#### [DATA SEGMENT]
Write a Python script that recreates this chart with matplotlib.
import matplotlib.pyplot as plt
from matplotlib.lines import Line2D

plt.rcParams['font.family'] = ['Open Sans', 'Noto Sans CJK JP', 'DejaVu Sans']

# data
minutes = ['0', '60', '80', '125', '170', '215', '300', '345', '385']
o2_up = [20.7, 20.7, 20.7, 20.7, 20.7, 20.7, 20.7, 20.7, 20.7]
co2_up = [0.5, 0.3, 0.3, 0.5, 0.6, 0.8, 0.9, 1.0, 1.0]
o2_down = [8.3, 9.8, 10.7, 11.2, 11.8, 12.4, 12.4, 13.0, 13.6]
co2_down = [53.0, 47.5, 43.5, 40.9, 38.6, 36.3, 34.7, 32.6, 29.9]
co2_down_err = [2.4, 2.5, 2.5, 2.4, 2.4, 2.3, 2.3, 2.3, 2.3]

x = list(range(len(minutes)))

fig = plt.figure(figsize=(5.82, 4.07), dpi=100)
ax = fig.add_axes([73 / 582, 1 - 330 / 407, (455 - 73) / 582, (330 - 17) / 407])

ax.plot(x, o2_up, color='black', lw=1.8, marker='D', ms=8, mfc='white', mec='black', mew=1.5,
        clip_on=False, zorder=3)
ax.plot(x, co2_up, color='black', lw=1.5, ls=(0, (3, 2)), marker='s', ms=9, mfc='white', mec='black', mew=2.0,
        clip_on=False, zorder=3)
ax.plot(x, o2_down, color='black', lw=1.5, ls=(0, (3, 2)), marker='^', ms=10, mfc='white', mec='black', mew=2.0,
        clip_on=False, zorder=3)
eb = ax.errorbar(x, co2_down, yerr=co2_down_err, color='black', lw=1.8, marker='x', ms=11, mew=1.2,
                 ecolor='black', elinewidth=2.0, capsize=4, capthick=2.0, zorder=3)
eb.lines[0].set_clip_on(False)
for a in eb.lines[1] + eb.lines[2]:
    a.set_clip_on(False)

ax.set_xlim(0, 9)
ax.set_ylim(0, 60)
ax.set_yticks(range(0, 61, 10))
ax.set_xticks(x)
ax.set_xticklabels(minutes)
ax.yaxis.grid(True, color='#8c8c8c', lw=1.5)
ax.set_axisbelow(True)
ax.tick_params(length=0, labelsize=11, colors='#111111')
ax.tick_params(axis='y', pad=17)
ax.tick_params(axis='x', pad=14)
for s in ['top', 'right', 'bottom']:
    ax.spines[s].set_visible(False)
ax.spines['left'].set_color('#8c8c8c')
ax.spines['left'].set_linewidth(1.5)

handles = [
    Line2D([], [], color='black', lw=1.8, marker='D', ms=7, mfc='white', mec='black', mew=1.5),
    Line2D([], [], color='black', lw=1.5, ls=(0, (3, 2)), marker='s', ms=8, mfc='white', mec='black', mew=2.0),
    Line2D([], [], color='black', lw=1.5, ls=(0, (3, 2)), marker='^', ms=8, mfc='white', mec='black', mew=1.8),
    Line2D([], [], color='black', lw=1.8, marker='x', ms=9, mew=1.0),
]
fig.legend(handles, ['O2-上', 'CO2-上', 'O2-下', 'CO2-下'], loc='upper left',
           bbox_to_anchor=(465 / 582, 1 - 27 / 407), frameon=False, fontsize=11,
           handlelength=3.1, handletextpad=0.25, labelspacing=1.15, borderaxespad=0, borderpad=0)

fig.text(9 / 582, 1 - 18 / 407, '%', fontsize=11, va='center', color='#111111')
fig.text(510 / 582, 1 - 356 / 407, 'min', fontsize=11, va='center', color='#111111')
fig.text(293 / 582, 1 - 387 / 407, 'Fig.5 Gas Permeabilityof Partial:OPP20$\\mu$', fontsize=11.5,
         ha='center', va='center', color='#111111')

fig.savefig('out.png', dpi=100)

#### [REQUIREMENTS]
Extract all of the data exactly as written.

#### [THE ANSWER]
Write a Python script that recreates this chart with matplotlib.
import matplotlib.pyplot as plt
from matplotlib.lines import Line2D

plt.rcParams['font.family'] = ['Open Sans', 'Noto Sans CJK JP', 'DejaVu Sans']

# data
minutes = ['0', '60', '80', '125', '170', '215', '300', '345', '385']
o2_up = [20.7, 20.7, 20.7, 20.7, 20.7, 20.7, 20.7, 20.7, 20.7]
co2_up = [0.5, 0.3, 0.3, 0.5, 0.6, 0.8, 0.9, 1.0, 1.0]
o2_down = [8.3, 9.8, 10.7, 11.2, 11.8, 12.4, 12.4, 13.0, 13.6]
co2_down = [53.0, 47.5, 43.5, 40.9, 38.6, 36.3, 34.7, 32.6, 29.9]
co2_down_err = [2.4, 2.5, 2.5, 2.4, 2.4, 2.3, 2.3, 2.3, 2.3]

x = list(range(len(minutes)))

fig = plt.figure(figsize=(5.82, 4.07), dpi=100)
ax = fig.add_axes([73 / 582, 1 - 330 / 407, (455 - 73) / 582, (330 - 17) / 407])

ax.plot(x, o2_up, color='black', lw=1.8, marker='D', ms=8, mfc='white', mec='black', mew=1.5,
        clip_on=False, zorder=3)
ax.plot(x, co2_up, color='black', lw=1.5, ls=(0, (3, 2)), marker='s', ms=9, mfc='white', mec='black', mew=2.0,
        clip_on=False, zorder=3)
ax.plot(x, o2_down, color='black', lw=1.5, ls=(0, (3, 2)), marker='^', ms=10, mfc='white', mec='black', mew=2.0,
        clip_on=False, zorder=3)
eb = ax.errorbar(x, co2_down, yerr=co2_down_err, color='black', lw=1.8, marker='x', ms=11, mew=1.2,
                 ecolor='black', elinewidth=2.0, capsize=4, capthick=2.0, zorder=3)
eb.lines[0].set_clip_on(False)
for a in eb.lines[1] + eb.lines[2]:
    a.set_clip_on(False)

ax.set_xlim(0, 9)
ax.set_ylim(0, 60)
ax.set_yticks(range(0, 61, 10))
ax.set_xticks(x)
ax.set_xticklabels(minutes)
ax.yaxis.grid(True, color='#8c8c8c', lw=1.5)
ax.set_axisbelow(True)
ax.tick_params(length=0, labelsize=11, colors='#111111')
ax.tick_params(axis='y', pad=17)
ax.tick_params(axis='x', pad=14)
for s in ['top', 'right', 'bottom']:
    ax.spines[s].set_visible(False)
ax.spines['left'].set_color('#8c8c8c')
ax.spines['left'].set_linewidth(1.5)

handles = [
    Line2D([], [], color='black', lw=1.8, marker='D', ms=7, mfc='white', mec='black', mew=1.5),
    Line2D([], [], color='black', lw=1.5, ls=(0, (3, 2)), marker='s', ms=8, mfc='white', mec='black', mew=2.0),
    Line2D([], [], color='black', lw=1.5, ls=(0, (3, 2)), marker='^', ms=8, mfc='white', mec='black', mew=1.8),
    Line2D([], [], color='black', lw=1.8, marker='x', ms=9, mew=1.0),
]
fig.legend(handles, ['O2-上', 'CO2-上', 'O2-下', 'CO2-下'], loc='upper left',
           bbox_to_anchor=(465 / 582, 1 - 27 / 407), frameon=False, fontsize=11,
           handlelength=3.1, handletextpad=0.25, labelspacing=1.15, borderaxespad=0, borderpad=0)

fig.text(9 / 582, 1 - 18 / 407, '%', fontsize=11, va='center', color='#111111')
fig.text(510 / 582, 1 - 356 / 407, 'min', fontsize=11, va='center', color='#111111')
fig.text(293 / 582, 1 - 387 / 407, 'Fig.5 Gas Permeabilityof Partial:OPP20$\\mu$', fontsize=11.5,
         ha='center', va='center', color='#111111')

fig.savefig('out.png', dpi=100)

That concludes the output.